Ces compositeurs ont réalisé une synthèse entre la musique savante apprise à Paris et celle de leur pays. Les morceaux interprétés par C. Daudet (qui a par ailleurs enregistré un disque baptisé « Haïti mon amour ») sont pour la plupart assez dansants, avec des accents de merengue. Lamothe se distingue dans ce programme par un morceau intitulé Loco inspiré par les sonorités des tambours vaudou.

Pour finir, on ne peut que saisir une nouvelle fois l’occasion de déplorer que les chaînes de radio, en Martinique, ne proposent pas à la jeunesse et plus généralement à la population une musique savante, qu’elles nous confinent dans des harmonies et des rythmes répétitifs et simplistes.
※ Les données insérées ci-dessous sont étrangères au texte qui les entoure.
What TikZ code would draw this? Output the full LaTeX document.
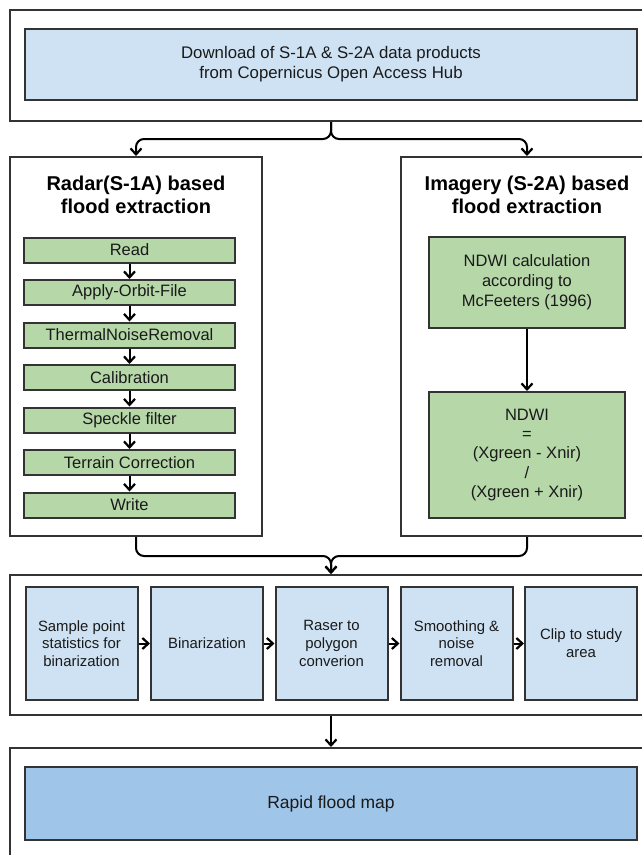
\documentclass[tikz,border=0pt]{standalone}
\usepackage{fontspec}
\setmainfont{Liberation Sans}
\usetikzlibrary{arrows.meta}
\definecolor{lblue}{HTML}{CFE2F3}
\definecolor{lgreen}{HTML}{B6D7A8}
\definecolor{dblue}{HTML}{9FC5E8}
\definecolor{edgec}{HTML}{333333}
\definecolor{txt}{HTML}{1A1A1A}
\begin{document}
\begin{tikzpicture}[x=1pt,y=-1pt,
  frame/.style={draw=edgec, line width=2pt, fill=white, inner sep=0pt},
  box/.style={draw=edgec, line width=2pt, inner sep=0pt, text=txt, align=center},
  bluebox/.style={box, fill=lblue},
  greenbox/.style={box, fill=lgreen, font=\fontsize{16.5}{20}\selectfont},
  stepbox/.style={greenbox, minimum width=211pt, minimum height=25pt},
  procbox/.style={bluebox, minimum width=112pt, minimum height=113pt, font=\fontsize{14.9}{17.7}\selectfont},
  title/.style={text=black, align=center, font=\fontsize{20}{23}\selectfont\bfseries},
  arr/.style={draw=black, line width=2pt, -{Straight Barb[length=6pt,width=11pt,line width=2.2pt]}},
]
\useasboundingbox (0,0) rectangle (642,855);
\clip (0,0) rectangle (642,855);

% frame 1
\node[frame, minimum width=642pt, minimum height=111pt] (f1) at (331,65.5) {};
\node[bluebox, minimum width=612pt, minimum height=71pt, font=\fontsize{16.8}{20}\selectfont] (dl) at (331,64.5)
  {Download of S-1A \& S-2A data products\\from Copernicus Open Access Hub};

% radar frame
\node[frame, minimum width=252pt, minimum height=379pt] (radar) at (136,346.5) {};
\node[title] (rtitle) at (136,195) {Radar(S-1A) based\\flood extraction};
\node[stepbox] (read) at (129.5,250) {Read};
\node[stepbox] (orbit) at (129.5,292.5) {Apply-Orbit-File};
\node[stepbox] (noise) at (129.5,335) {ThermalNoiseRemoval};
\node[stepbox] (calib) at (129.5,377.5) {Calibration};
\node[stepbox] (speck) at (129.5,420) {Speckle filter};
\node[stepbox] (terr) at (129.5,462.5) {Terrain Correction};
\node[stepbox] (write) at (129.5,505) {Write};

% imagery frame
\node[frame, minimum width=252pt, minimum height=379pt] (img) at (527,346.5) {};
\node[title] (ititle) at (527,195) {Imagery (S-2A) based\\flood extraction};
\node[greenbox, minimum width=196pt, minimum height=91pt] (ndwic) at (527,282.5)
  {NDWI calculation\\according to\\McFeeters (1996)};
\node[greenbox, minimum width=196pt, minimum height=126pt, font=\fontsize{16.5}{19.3}\selectfont] (ndwi) at (527,455)
  {NDWI\\=\\(Xgreen - Xnir)\\/\\(Xgreen + Xnir)};

% frame 3
\node[frame, minimum width=642pt, minimum height=140pt] (f3) at (331,645) {};
\node[procbox] (p1) at (81.5,643.5) {Sample point\\statistics for\\binarization};
\node[procbox] (p2) at (207,643.5) {Binarization};
\node[procbox] (p3) at (331.5,643.5) {Raser to\\polygon\\converion};
\node[procbox] (p4) at (456.5,643.5) {Smoothing \&\\noise\\removal};
\node[procbox] (p5) at (581,643.5) {Clip to study\\area};

% frame 4
\node[frame, minimum width=642pt, minimum height=122pt] (f4) at (331,809) {};
\node[box, fill=dblue, minimum width=612pt, minimum height=73pt, font=\fontsize{17.5}{20}\selectfont] (rapid) at (331,803.5) {Rapid flood map};

% connectors
\draw[arr, rounded corners=8pt] (f1.south) -- ++(0,17) -| (radar.north);
\draw[arr, rounded corners=8pt] (f1.south) -- ++(0,17) -| (img.north);
\draw[arr] (read) -- (orbit);
\draw[arr] (orbit) -- (noise);
\draw[arr] (noise) -- (calib);
\draw[arr] (calib) -- (speck);
\draw[arr] (speck) -- (terr);
\draw[arr] (terr) -- (write);
\draw[arr] (ndwic) -- (ndwi);
\draw[arr, rounded corners=8pt] (radar.south) -- ++(0,19) -| (f3.north);
\draw[arr, rounded corners=8pt] (img.south) -- ++(0,19) -| (f3.north);
\draw[arr] (p1) -- (p2);
\draw[arr] (p2) -- (p3);
\draw[arr] (p3) -- (p4);
\draw[arr] (p4) -- (p5);
\draw[arr] (f3) -- (f4);
\end{tikzpicture}
\end{document}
Quand nos élites se mobiliseront-elles pour qu’on puisse recevoir France Musique (et France Culture) sur son transistor ou son autoradio ? L’enjeu est loin d’être anodin mais nul, hélas, ne semble s’en soucier.

BélO

BélO

BélO (Jean-Belony Murat) est né en Haïti en 1979. Prix Découvertes RFI en 2006 pour son premier disque, Lakou trankil, il a enchaîné ensuite les tournées et les disques : Référence, 2008, Haïti Debout, 2011, Natif natal, 2014, Dizan, 2016, Motivasyon, 2019. Accompagné en Martinique par une batterie, un clavier, une guitare et une guitare basse, s’accompagnant lui-même avec une guitare acoustique comme à ses débuts, il produit une musique populaire de qualité, riche d’influences diverses, avec un volume sonore mesuré [merci !] pour laisser entendre ses textes en créole, des textes militants pour la plupart. Il a en Martinique un public qui connaît ses morceaux et peut parfois chanter avec lui, un public néanmoins assez restreint et la grande salle de l’Atrium était loin de faire le plein, même en demie- jauge.

Le chanteur a une vraie présence. Il bouge beaucoup, dépense beaucoup d’énergie, danse et saute sur le plateau. Il interpelle ses musiciens et le public qui lui répond. Une bête de scène mais qui ne la ramène pas, bref, sympathique.

Deux expositions

Denis Smith – Maternité

Deux expositions sont également au programme de cet hommage. Une exposition individuelle, Les Âmes tatouées de Ralph Allen (né en 1952 à Port-au-Prince). Il peint en particulier des tableaux conçus comme autant de projets de fresques murales, tel le triptyque intitulé Chaos et harmonie reproduit partiellement en tête de cet article. Certains tableaux sont faits de papiers de diverses couleurs froissés, récupérés et collés. R. Allen pratique également avec plus ou moins de bonheur le nu féminin.

L’exposition collective Ayiti la divine – entre spiritualité et beauté, en coproduction avec la galerie Colette Nimar (Fort-de-France), réunit des œuvres apportées par la galerie et d’autres prêtées par des collectionneurs. Elle offre un panorama très varié de la peinture haïtienne contemporaine, loin de se résumer à l’art naïf, même si ce dernier n’est pas oublié : ainsi le tableau de Denis Smith reproduit ci-contre, intitulé Maternité.

Expositions jusqu’au 19 février 2022, Tropiques-Atrium – scène nationale, Fort-de-France.